Tip: if style=0 means our target is "one by one" type and if style=1 our target have to be "binary" type.

type=1;

In following we create our neural network with name "newff" and train our datas and targets with this network.

newff=feedforwardnet([10 10],'trainlm');
newff=train(newff,input,target);

In line **29** we test the number 1. if our network say the number is 1 ,it work well.

r= newff(num1); %<==Number for test

So we test it but network export the number between 0 and 1 and we should normalize it by threshold 0.5 till find our answer.

lines **31** till **39** shows how we normalize the exported number if our type was "`one by one`

" type (the maximum similarity is answer)

if(type==1)
max=max (r(:,1));
for i=1:10
if(max==(r(i,1)))
disp('your number is:')
disp(i)
end
end
end

%%cheek the answer :

% i=10 =>number is 0 % i=5 =>number is 5

% i=1 =>number is 1 % i=6 =>number is 6

% i=2 =>number is 2 % i=7 =>number is 7

% i=3 =>number is 3 % i=8 =>number is 8

% i=4 =>number is 4 % i=9 =>number is 9

lines **45** till **56** shows how we normalize the exported number if our type was "`binary`

" type(if number is more than 0.5(threshold) change it to one else change it to number 0) after that we send the number to "`findNumber`

" function and it say what is the number.

if(type==0)
for i=1:4
if(r(i,1)>0.5)
r(i,1)=1;
else
r(i,1)=0;
end
end
FindNumber(r)
end

Line from **60** to **111** we show the performance for one font(10 number from 0 to 9)

disp('performance by test num from 0 to 9 (10 number)')
per=0;
r= newff(num0);
r=ExtractNumber(1,r);
if(r==10)
per=per+1;
end
r= newff(num1);
r=ExtractNumber(1,r);
if(r==1)
per=per+1;
end
r= newff(num2);
r=ExtractNumber(1,r);
if(r==2)
per=per+1;
end
r= newff(num3);
r=ExtractNumber(1,r);
if(r==3)
per=per+1;
end
r= newff(num4);
r=ExtractNumber(1,r);
if(r==4)
per=per+1;
end
r= newff(num5);
r=ExtractNumber(1,r);
if(r==5)
per=per+1;
end
r= newff(num6);
r=ExtractNumber(1,r);
if(r==6)
per=per+1;
end
r= newff(num7);
r=ExtractNumber(1,r);
if(r==7)
per=per+1;
end
r= newff(num8);
r=ExtractNumber(1,r);
if(r==8)
per=per+1;
end
r= newff(num9);
r=ExtractNumber(1,r);
if(r==9)
per=per+1;
end

For finding the performance of our code we should test all of our datas so we make a function "`ExtractNumber`

" for use it for all datas and we make function "`pref`

" to find the performance

`Pref`

test all input datas and count the true and wrong answers and say the performance of our code

You can test your own number in this project.
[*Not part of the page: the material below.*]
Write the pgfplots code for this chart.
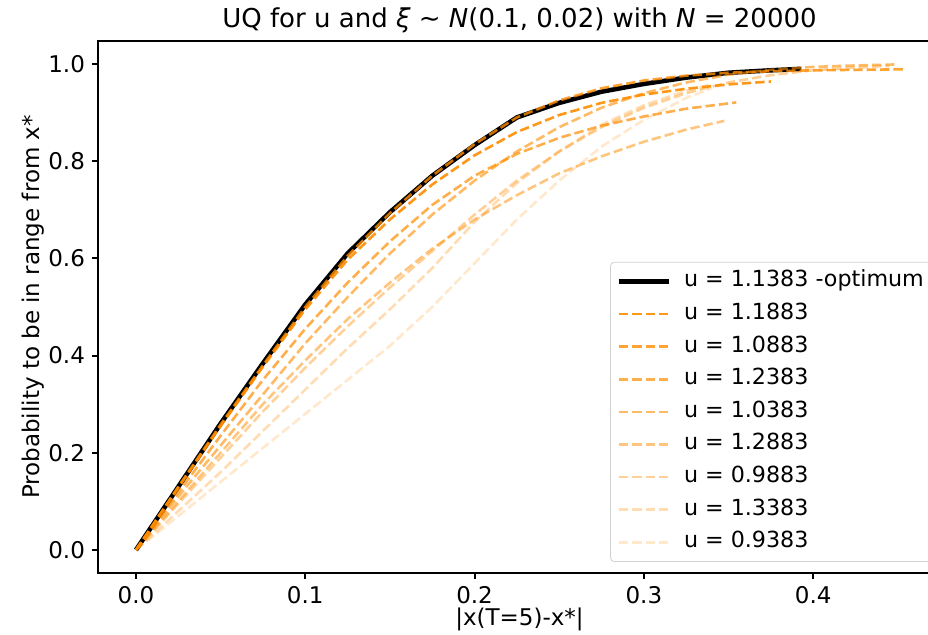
\documentclass[border=0pt]{standalone}
\usepackage{pgfplots}
\pgfplotsset{compat=1.18}
\usepackage{fontspec}
\setmainfont{DejaVu Sans}
\definecolor{dorange}{HTML}{FF8C00}

\begin{document}
\begin{tikzpicture}
\begin{axis}[
    at={(0,0)}, anchor=south west,
    scale only axis,
    width=421.5pt, height=266pt,
    xmin=-0.0224, xmax=0.4755,
    ymin=-0.0473, ymax=1.0473,
    xtick={0,0.1,0.2,0.3,0.4},
    ytick={0,0.2,0.4,0.6,0.8,1.0},
    xtick pos=bottom, ytick pos=left,
    tick align=outside,
    major tick length=3pt,
    tick style={line width=1pt, black},
    axis line style={line width=1pt},
    /pgf/number format/.cd, fixed, precision=1, zerofill, assume math mode=true,
    /pgfplots/.cd,
    ticklabel style={font=\fontsize{11.5}{13}\selectfont},
    title={UQ for u and \textit{ξ} ∼ \textit{N}(0.1, 0.02) with \textit{N} = 20000},
    every axis title/.style={at={(0.5,1)}, anchor=base, yshift=7pt, font=\fontsize{13}{15}\selectfont},
    xlabel={|x(T=5)-x*|},
    ylabel={Probability to be in range from x*},
    xlabel style={at={(axis description cs:0.5,-0.0865)}, anchor=center, font=\fontsize{11.5}{13}\selectfont},
    ylabel style={at={(axis description cs:-0.0771,0.5)}, rotate=0, anchor=center, font=\fontsize{11.5}{13}\selectfont},
    legend style={at={(0.6074,0.0207)}, anchor=south west,
        draw=black!18, rounded corners=2pt, fill=white,
        font=\fontsize{11.1}{13}\selectfont,
        inner xsep=3pt, inner ysep=1.5pt, row sep=0pt,
        nodes={text height=7.6pt, text depth=2.2pt, inner ysep=3.25pt},
        /tikz/every odd column/.append style={column sep=4.5pt}},
    legend cell align=left,
    legend image code/.code={\draw[#1] (0pt,0pt) -- (25pt,0pt);},
]
% optimum
\addplot[black, line width=2.3pt] coordinates {
(0,0) (0.025,0.13) (0.05,0.26) (0.075,0.384) (0.1,0.505) (0.125,0.61) (0.15,0.695)
(0.175,0.77) (0.2,0.833) (0.225,0.89) (0.25,0.92) (0.275,0.943) (0.3,0.959)
(0.325,0.972) (0.35,0.982) (0.375,0.987) (0.393,0.99)};
% u = 1.1883
\addplot[dorange, draw opacity=0.9, line width=1.3pt, dash pattern=on 4.7pt off 2pt] coordinates {
(0,0) (0.025,0.128) (0.05,0.255) (0.075,0.377) (0.1,0.495) (0.125,0.597) (0.15,0.68)
(0.175,0.752) (0.2,0.812) (0.225,0.86) (0.25,0.895) (0.275,0.92) (0.3,0.937)
(0.325,0.949) (0.35,0.958) (0.375,0.964)};
% u = 1.0883
\addplot[dorange, draw opacity=0.8, line width=1.3pt, dash pattern=on 4.7pt off 2pt] coordinates {
(0,0) (0.025,0.13) (0.05,0.258) (0.075,0.38) (0.1,0.5) (0.125,0.605) (0.15,0.693)
(0.175,0.77) (0.2,0.835) (0.225,0.89) (0.25,0.925) (0.275,0.95) (0.3,0.966)
(0.325,0.976) (0.35,0.982) (0.375,0.985) (0.4,0.987) (0.425,0.988) (0.4537,0.989)};
% u = 1.2383
\addplot[dorange, draw opacity=0.7, line width=1.3pt, dash pattern=on 4.7pt off 2pt] coordinates {
(0,0) (0.025,0.118) (0.05,0.235) (0.075,0.35) (0.1,0.455) (0.125,0.55) (0.15,0.635)
(0.175,0.71) (0.2,0.77) (0.225,0.815) (0.25,0.848) (0.275,0.873) (0.3,0.892)
(0.325,0.908) (0.3546,0.921)};
% u = 1.0383
\addplot[dorange, draw opacity=0.6, line width=1.3pt, dash pattern=on 4.7pt off 2pt] coordinates {
(0,0) (0.025,0.11) (0.05,0.215) (0.075,0.32) (0.1,0.425) (0.125,0.52) (0.15,0.61)
(0.175,0.69) (0.2,0.76) (0.225,0.82) (0.25,0.87) (0.275,0.91) (0.3,0.94)
(0.325,0.962) (0.35,0.978) (0.375,0.988) (0.4,0.994) (0.425,0.997) (0.448,0.999)};
% u = 1.2883
\addplot[dorange, draw opacity=0.5, line width=1.3pt, dash pattern=on 4.7pt off 2pt] coordinates {
(0,0) (0.025,0.1) (0.05,0.2) (0.075,0.3) (0.1,0.39) (0.125,0.475) (0.15,0.55)
(0.175,0.62) (0.2,0.68) (0.225,0.73) (0.25,0.775) (0.275,0.81) (0.3,0.84)
(0.325,0.865) (0.3475,0.883)};
% u = 0.9883
\addplot[dorange, draw opacity=0.4, line width=1.3pt, dash pattern=on 4.7pt off 2pt] coordinates {
(0,0) (0.025,0.095) (0.05,0.19) (0.075,0.285) (0.1,0.375) (0.125,0.46) (0.15,0.54)
(0.175,0.615) (0.2,0.69) (0.225,0.76) (0.25,0.82) (0.275,0.87) (0.3,0.91)
(0.325,0.94) (0.35,0.962) (0.375,0.977) (0.4,0.987) (0.425,0.993) (0.445,0.996)};
% u = 1.3383
\addplot[dorange, draw opacity=0.3, line width=1.3pt, dash pattern=on 4.7pt off 2pt] coordinates {
(0,0) (0.025,0.08) (0.05,0.16) (0.075,0.245) (0.1,0.33) (0.125,0.415) (0.15,0.495)
(0.175,0.58) (0.2,0.675) (0.225,0.755) (0.25,0.82) (0.275,0.875) (0.3,0.915)
(0.325,0.945) (0.34,0.958)};
% u = 0.9383
\addplot[dorange, draw opacity=0.2, line width=1.3pt, dash pattern=on 4.7pt off 2pt] coordinates {
(0,0) (0.025,0.07) (0.05,0.14) (0.075,0.21) (0.1,0.28) (0.125,0.35) (0.15,0.42)
(0.175,0.5) (0.2,0.59) (0.225,0.68) (0.25,0.76) (0.275,0.83) (0.3,0.885)
(0.325,0.93) (0.34,0.95)};
\legend{u = 1.1383 -optimum, u = 1.1883, u = 1.0883, u = 1.2383, u = 1.0383,
        u = 1.2883, u = 0.9883, u = 1.3383, u = 0.9383}
\end{axis}
\pgfresetboundingbox
\path[use as bounding box] (-49pt,-30.5pt) rectangle (415pt,286.5pt);
\end{tikzpicture}
\end{document}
Just write the address of your picture of the number in line **29** in main script then you can see the answer of the network

In our test we got the performance more than **70%** and if we increase fonts for learning to **200** fonts or more, we will get better performance .

there is this document in the source code that attached.